Step 2: Enriched environment. It's the simple things that keep animals active and engaged — like a bale of straw for chickens to hide behind and climb on, a bowling ball for pigs to manipulate and shove around, or a few sturdy objects for cattle to rub against when they need a good scratch.

Step 3: Enhanced outdoor access. Pigs and chickens still live in buildings but they all — yes, each and every one of them — have access to outdoor areas where they can catch a few rays.

Step 4: Pasture centered. Chickens need to forage, pigs need to wallow and cattle need to roam. They can do all of these things when they live outdoors and have shelter — and of course, a view!

Step 5: Animal centered; all physical alterations prohibited. Animals get to live their lives with all the parts they were born with, and nothing else! No nose rings, no clipping, no snipping and no branding.
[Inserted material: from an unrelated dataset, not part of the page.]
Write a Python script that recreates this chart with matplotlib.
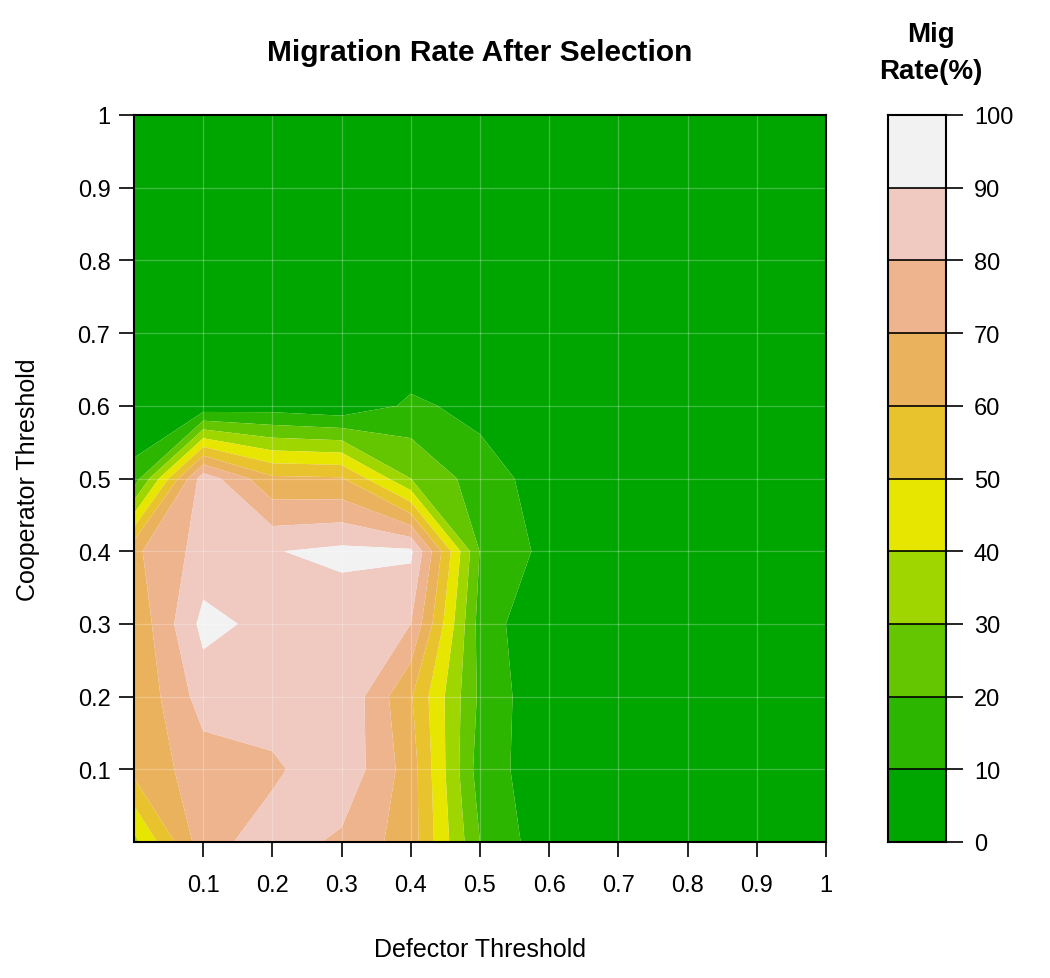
import numpy as np
import matplotlib
matplotlib.use("Agg")
import matplotlib.pyplot as plt
from matplotlib.colors import ListedColormap, BoundaryNorm

plt.rcParams['font.family'] = ['Liberation Sans', 'DejaVu Sans']

# Grid of thresholds
defector = [0.0, 0.1, 0.2, 0.3, 0.4, 0.5, 0.6, 0.7, 0.8, 0.9, 1.0]
cooperator = [0.0, 0.1, 0.2, 0.3, 0.4, 0.5, 0.6, 0.7, 0.8, 0.9, 1.0]

# Migration rate (%) rows by cooperator threshold (y), columns by defector threshold (x)
mig_y00 = [37, 76, 85, 78, 65, 20, 3.0, 0, 0, 0, 0]
mig_y01 = [63, 75, 78, 88, 65, 15, 3.6, 0, 0, 0, 0]
mig_y02 = [61, 84.5, 86, 89.4, 61, 18, 1.0, 0, 0, 0, 0]
mig_y03 = [62, 93, 87, 84, 80, 16, 0, 0, 0, 0, 0]
mig_y04 = [68, 84, 89.5, 92.5, 92, 19.5, 6.7, 0, 0, 0, 0]
mig_y05 = [14, 86, 62, 61, 30, 15, 5, 0, 0, 0, 0]
mig_y06 = [0, 3, 5, 2, 12, 6.8, 0, 0, 0, 0, 0]
mig_y07 = [0, 0, 0, 0, 0, 0, 0, 0, 0, 0, 0]
mig_y08 = [0, 0, 0, 0, 0, 0, 0, 0, 0, 0, 0]
mig_y09 = [0, 0, 0, 0, 0, 0, 0, 0, 0, 0, 0]
mig_y10 = [0, 0, 0, 0, 0, 0, 0, 0, 0, 0, 0]

levels = [0, 10, 20, 30, 40, 50, 60, 70, 80, 90, 100]
colors = ["#00A600", "#2DB600", "#63C600", "#A0D600", "#E6E600",
          "#E8C32E", "#EBB25E", "#EDB48E", "#F0C9C0", "#F2F2F2"]
tick_vals = [0.1, 0.2, 0.3, 0.4, 0.5, 0.6, 0.7, 0.8, 0.9, 1.0]
tick_labels = ["0.1", "0.2", "0.3", "0.4", "0.5", "0.6", "0.7", "0.8", "0.9", "1"]

Z = np.array([mig_y00, mig_y01, mig_y02, mig_y03, mig_y04, mig_y05,
              mig_y06, mig_y07, mig_y08, mig_y09, mig_y10], dtype=float)
X, Y = np.meshgrid(defector, cooperator)

W, H = 1050, 979
fig = plt.figure(figsize=(W / 100, H / 100), dpi=100)

TICK_FS = 17
LAB_FS = 18
TITLE_FS = 21.5
KEY_FS = 20

# main axes
l, r, t, b = 134, 826, 116, 843
ax = fig.add_axes([l / W, (H - b) / H, (r - l) / W, (b - t) / H])
ax.contourf(X, Y, Z, levels=levels, colors=colors, antialiased=True)
for v in tick_vals[:-1]:
    ax.axvline(v, color='white', alpha=0.25, lw=0.9)
    ax.axhline(v, color='white', alpha=0.25, lw=0.9)
ax.set_xlim(0, 1)
ax.set_ylim(0, 1)
ax.set_xticks(tick_vals)
ax.set_xticklabels(tick_labels)
ax.set_yticks(tick_vals)
ax.set_yticklabels(tick_labels)
ax.tick_params(axis='x', labelsize=TICK_FS, length=11, width=1.2, direction='out', pad=12)
ax.tick_params(axis='y', labelsize=TICK_FS, length=11, width=1.2, direction='out', pad=6)
for s in ax.spines.values():
    s.set_linewidth(1.5)
fig.text((l + r) / 2 / W, 1 - 950 / H, "Defector Threshold",
         ha='center', va='center', fontsize=LAB_FS)
fig.text(28 / W, 1 - ((t + b) / 2) / H, "Cooperator Threshold",
         ha='center', va='center', fontsize=LAB_FS, rotation=90)
fig.text((l + r) / 2 / W, 1 - 53 / H, "Migration Rate After Selection",
         ha='center', va='center', fontsize=TITLE_FS, fontweight='bold')

# colour key
cl, cr = 888, 946
cax = fig.add_axes([cl / W, (H - b) / H, (cr - cl) / W, (b - t) / H])
cmap = ListedColormap(colors)
norm = BoundaryNorm(levels, cmap.N)
mids = np.array([[(levels[i] + levels[i + 1]) / 2] for i in range(len(levels) - 1)])
cax.pcolormesh([0, 1], levels, mids, cmap=cmap, norm=norm)
for lv in levels[1:-1]:
    cax.axhline(lv, color='black', lw=1.2)
cax.set_xlim(0, 1)
cax.set_ylim(0, 100)
cax.set_xticks([])
cax.yaxis.tick_right()
cax.set_yticks(levels)
cax.set_yticklabels([str(v) for v in levels])
cax.tick_params(axis='y', labelsize=TICK_FS, length=12, width=1.2, pad=8)
for s in cax.spines.values():
    s.set_linewidth(1.5)
fig.text(931 / W, 1 - 35 / H, "Mig", ha='center', va='center',
         fontsize=KEY_FS, fontweight='bold')
fig.text(931 / W, 1 - 72 / H, "Rate(%)", ha='center', va='center',
         fontsize=KEY_FS, fontweight='bold')

fig.savefig("out.png", dpi=100)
Step 5+:Animal centered; entire life on same farm. Animals are born and live their entire lives on one farm. Pigs and cattle are slaughtered on the farm, and chickens are transported only short distances (because you can't herd chickens!).

The way I read this is that, if you have a Stage 5 chicken, then everything they don't do, they do to the stage before, compounding down the scale. Therefore, Stage 1-4 chickens all have nose rings. My chicken, the one that implies it was raised on a Amish farm, is really one step away from chicken hell; its not Amish, and it’s never seen the sun.

Bon Appetit!

Monday, February 15, 2010

Valentines Day - Don't get me started.

Here are some facts I found on the internet that I thought were interesting:

15% of U.S. women send themselves flowers on Valentine's Day.

73% of people who buy flowers for Valentine's Day are men, while only 27 percent are women.

About 1 billion Valentine's Day cards are exchanged each year. That's the largest seasonal card-sending occasion of the year, next to Christmas.

About 3% of pet owners will give Valentine's Day gifts to their pets


Aren’t all females supposed to love this holiday? Well, count me out! I can’t explain it, but I think, I just,

just,

think it,

well,

it’s,

DUMB.

It’s dumb!! There, I said it! What a load off!! I HATE VALENTINES DAY!!

Do we really need the stress of a holiday that holds so many expectations? 15% of American women send themselves flowers on Valentines Day. A lot of people would look at that as pathetic, but really it’s sad. It’s sad that they feel pressured to make it seem like they are in a relationship, or that their current relationship deems a dozen red roses that cost 60% more on this, one, day of the year.

There are so many problems with this holiday; I don’t even know where to begin. Let’s start with single people. It must be really fabulous to wake up on Valentines Day knowing that all of your married and committed friends all have plans, and you, well don’t. You tell yourself, “It’s cool, I got my dog a valentines bone (3% of pet owners…) and he’s the best anyone could have. Hey, buddy, wanna go to the park?” Then you get a text from your mom, “Happy Valentines Day.” Great. It’s not that you don’t appreciate the message, but it just, sucks. FACT: Valentines Day sucks if you’re single!! It’s a slap in the face that you have not met THAT person. It’s repetitive slaps in the face, A-L-L D-A-Y L-O-N-G.

Now, let’s move into the dating scene. If you’ve been in a relationship for a while, then you have expectations. Guys must make dinner plans, have flowers, chocolate, whatever. If you don’t play your cards right, you could end up single. If you just started dating someone, you’re not even sure WHAT you’re supposed to do. Are there expectations? What’s expected? Do you really like this person? Are they ‘Valentines Day dinner’ worthy? It’s so much stress!

Married couples? Well, they feel like they SHOULD do something for Valentines Day because it’s the holiday for lovers, and they have a lover. Expectations are there, and it’s up to the man to fulfill them. Which leads me to another problem, why is it up to the man? Why do they have to come up with the idea to order an Oregon Bear/pajama set? Which, by-the-way, is means for divorce in my house (I’m not 6; I don’t want a teddy bear, but that’s just me.) This is a holiday to let the ones you love know you love them, but women just expect things to happen for them. Meanwhile, reserving the right to pout if it does not meet their unsaid expectations.

Teenagers? So many schools do the carnation fundraisers, ‘Send a carnation to your Valentine for fifty cents.’ If you don’t get a carnation, you look like a loser. If you get one from someone you don’t like, you feel like a loser. If your boyfriend forgets, he’s a loser. It’s really just not a good situation. I still hate carnations!

There is one place that I feel Valentines Day is fun and cute: elementary and preschool. The little ones love everyone, and everyone gets a valentine and it’s sweet, appropriate, and kind. They don’t have expectations; they know they get a party and candy. They love the stickers and fake tattoos that come in the valentines. It’s great. Great!

To my Valentine,

I love you, but this is a lame holiday and I release you from all Valentines Day expectations. However, I do love tulips in the spring!!